WHAT NEEDS TO BE DONE
Transcribe the material exactly. Images do not belong in the copy.

DATASET CONTENT

^^^^

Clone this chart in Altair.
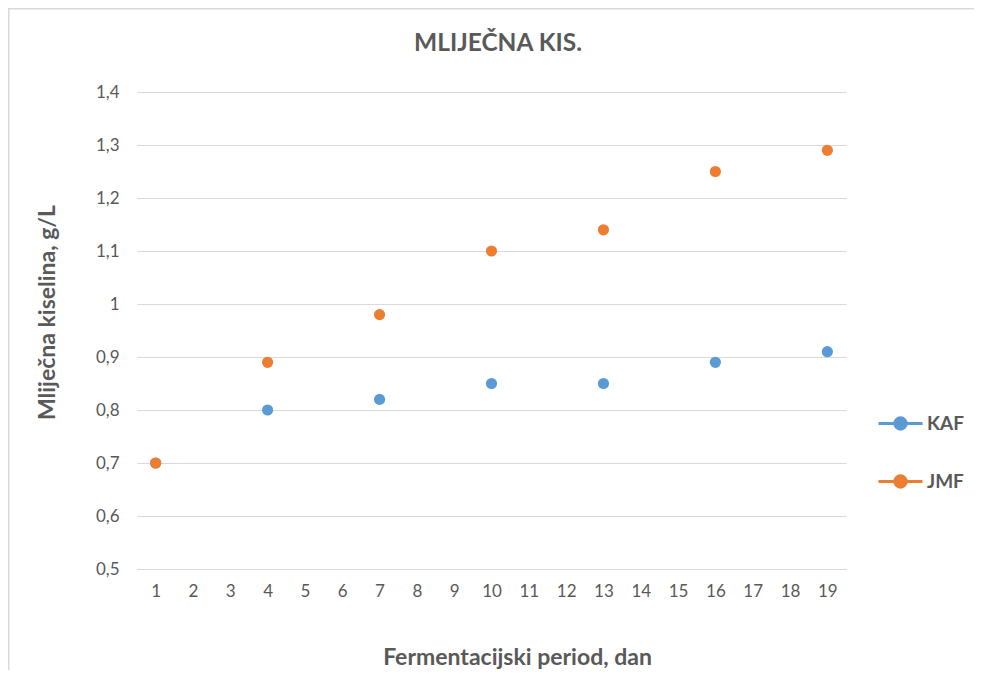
import altair as alt
import pandas as pd

days = [1, 4, 7, 10, 13, 16, 19]
kaf = [0.70, 0.80, 0.82, 0.85, 0.85, 0.89, 0.91]
jmf = [0.70, 0.89, 0.98, 1.10, 1.14, 1.25, 1.29]
series = ["KAF", "JMF"]
colors = ["#5B9BD5", "#ED7D31"]
x_ticks = list(range(1, 20))
y_ticks = [0.5, 0.6, 0.7, 0.8, 0.9, 1.0, 1.1, 1.2, 1.3, 1.4]
title_text = "MLIJEČNA KIS."

rows = []
for d, v in zip(days, kaf):
    rows.append({"dan": d, "vrijednost": v, "serija": "KAF"})
for d, v in zip(days, jmf):
    rows.append({"dan": d, "vrijednost": v, "serija": "JMF"})
df = pd.DataFrame(rows)

FONT = "Lato"
GRAY = "#595959"
W, H = 709, 477
PL, PT = 129, 84

scale_c = alt.Scale(domain=series, range=colors)
legend = alt.Legend(
    title=None, orient="none", legendX=740, legendY=308,
    symbolType="M-1,0H1M-0.26,0A0.26,0.26,0,1,1,0.26,0A0.26,0.26,0,1,1,-0.26,0Z",
    symbolSize=1936, symbolStrokeWidth=3, rowPadding=22, labelOffset=3,
    labelFont=FONT, labelFontSize=19, labelFontWeight="bold", labelColor=GRAY,
    padding=0,
)

points = alt.Chart(df).mark_point(filled=True, size=125, opacity=1, strokeWidth=0).encode(
    x=alt.X("dan:Q", scale=alt.Scale(domain=[0.5, 19.5], nice=False, zero=False),
            axis=alt.Axis(values=x_ticks, grid=False, ticks=False, domain=False,
                          title="Fermentacijski period, dan", labelPadding=14,
                          titleX=380, titleY=88, titleBaseline="middle", titleAlign="center")),
    y=alt.Y("vrijednost:Q", scale=alt.Scale(domain=[0.5, 1.4], nice=False, zero=False),
            axis=alt.Axis(values=y_ticks, grid=True, ticks=False, domain=False,
                          title="Mliječna kiselina, g/L", labelPadding=18,
                          labelExpr="replace(toString(round(datum.value*10)/10), '.', ',')",
                          titleX=-90, titleY=220, titleBaseline="middle", titleAlign="center")),
    color=alt.Color("serija:N", scale=scale_c, legend=legend),
    stroke=alt.Stroke("serija:N", scale=scale_c, legend=legend),
    order=alt.Order("ord:Q"),
).transform_calculate(ord="datum.serija == 'KAF' ? 0 : 1")

one = pd.DataFrame({"t": [title_text]})
frame_left = alt.Chart(one).mark_rule(stroke="#D9D9D9", strokeWidth=1.5).encode(
    x=alt.value(-PL + 0.75), y=alt.value(-PT), y2=alt.value(H + 200),
)
frame_top = alt.Chart(one).mark_rule(stroke="#D9D9D9", strokeWidth=1.5).encode(
    y=alt.value(-PT + 0.75), x=alt.value(-PL), x2=alt.value(W + 400),
)
title = alt.Chart(one).mark_text(
    font=FONT, fontSize=24.5, fontWeight="bold", color=GRAY, align="center", baseline="middle"
).encode(text="t:N", x=alt.value(361), y=alt.value(-48))

chart = alt.layer(frame_left, frame_top, title, points).properties(
    width=W, height=H,
    autosize=alt.AutoSizeParams(type="none"),
    padding={"left": PL, "top": PT, "right": 982 - 16 - PL - W, "bottom": 678 - 16 - PT - H},
).configure_view(stroke=None).configure_axis(
    labelFont=FONT, labelFontSize=17, labelColor=GRAY,
    titleFont=FONT, titleFontSize=23, titleFontWeight="bold", titleColor=GRAY,
    gridColor="#D9D9D9", gridWidth=1,
)

chart.save("out.html", embed_options={"renderer": "svg", "actions": False})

^^^^

CORRECT RESULT
Clone this chart in Altair.
import altair as alt
import pandas as pd

days = [1, 4, 7, 10, 13, 16, 19]
kaf = [0.70, 0.80, 0.82, 0.85, 0.85, 0.89, 0.91]
jmf = [0.70, 0.89, 0.98, 1.10, 1.14, 1.25, 1.29]
series = ["KAF", "JMF"]
colors = ["#5B9BD5", "#ED7D31"]
x_ticks = list(range(1, 20))
y_ticks = [0.5, 0.6, 0.7, 0.8, 0.9, 1.0, 1.1, 1.2, 1.3, 1.4]
title_text = "MLIJEČNA KIS."

rows = []
for d, v in zip(days, kaf):
    rows.append({"dan": d, "vrijednost": v, "serija": "KAF"})
for d, v in zip(days, jmf):
    rows.append({"dan": d, "vrijednost": v, "serija": "JMF"})
df = pd.DataFrame(rows)

FONT = "Lato"
GRAY = "#595959"
W, H = 709, 477
PL, PT = 129, 84

scale_c = alt.Scale(domain=series, range=colors)
legend = alt.Legend(
    title=None, orient="none", legendX=740, legendY=308,
    symbolType="M-1,0H1M-0.26,0A0.26,0.26,0,1,1,0.26,0A0.26,0.26,0,1,1,-0.26,0Z",
    symbolSize=1936, symbolStrokeWidth=3, rowPadding=22, labelOffset=3,
    labelFont=FONT, labelFontSize=19, labelFontWeight="bold", labelColor=GRAY,
    padding=0,
)

points = alt.Chart(df).mark_point(filled=True, size=125, opacity=1, strokeWidth=0).encode(
    x=alt.X("dan:Q", scale=alt.Scale(domain=[0.5, 19.5], nice=False, zero=False),
            axis=alt.Axis(values=x_ticks, grid=False, ticks=False, domain=False,
                          title="Fermentacijski period, dan", labelPadding=14,
                          titleX=380, titleY=88, titleBaseline="middle", titleAlign="center")),
    y=alt.Y("vrijednost:Q", scale=alt.Scale(domain=[0.5, 1.4], nice=False, zero=False),
            axis=alt.Axis(values=y_ticks, grid=True, ticks=False, domain=False,
                          title="Mliječna kiselina, g/L", labelPadding=18,
                          labelExpr="replace(toString(round(datum.value*10)/10), '.', ',')",
                          titleX=-90, titleY=220, titleBaseline="middle", titleAlign="center")),
    color=alt.Color("serija:N", scale=scale_c, legend=legend),
    stroke=alt.Stroke("serija:N", scale=scale_c, legend=legend),
    order=alt.Order("ord:Q"),
).transform_calculate(ord="datum.serija == 'KAF' ? 0 : 1")

one = pd.DataFrame({"t": [title_text]})
frame_left = alt.Chart(one).mark_rule(stroke="#D9D9D9", strokeWidth=1.5).encode(
    x=alt.value(-PL + 0.75), y=alt.value(-PT), y2=alt.value(H + 200),
)
frame_top = alt.Chart(one).mark_rule(stroke="#D9D9D9", strokeWidth=1.5).encode(
    y=alt.value(-PT + 0.75), x=alt.value(-PL), x2=alt.value(W + 400),
)
title = alt.Chart(one).mark_text(
    font=FONT, fontSize=24.5, fontWeight="bold", color=GRAY, align="center", baseline="middle"
).encode(text="t:N", x=alt.value(361), y=alt.value(-48))

chart = alt.layer(frame_left, frame_top, title, points).properties(
    width=W, height=H,
    autosize=alt.AutoSizeParams(type="none"),
    padding={"left": PL, "top": PT, "right": 982 - 16 - PL - W, "bottom": 678 - 16 - PT - H},
).configure_view(stroke=None).configure_axis(
    labelFont=FONT, labelFontSize=17, labelColor=GRAY,
    titleFont=FONT, titleFontSize=23, titleFontWeight="bold", titleColor=GRAY,
    gridColor="#D9D9D9", gridWidth=1,
)

chart.save("out.html", embed_options={"renderer": "svg", "actions": False})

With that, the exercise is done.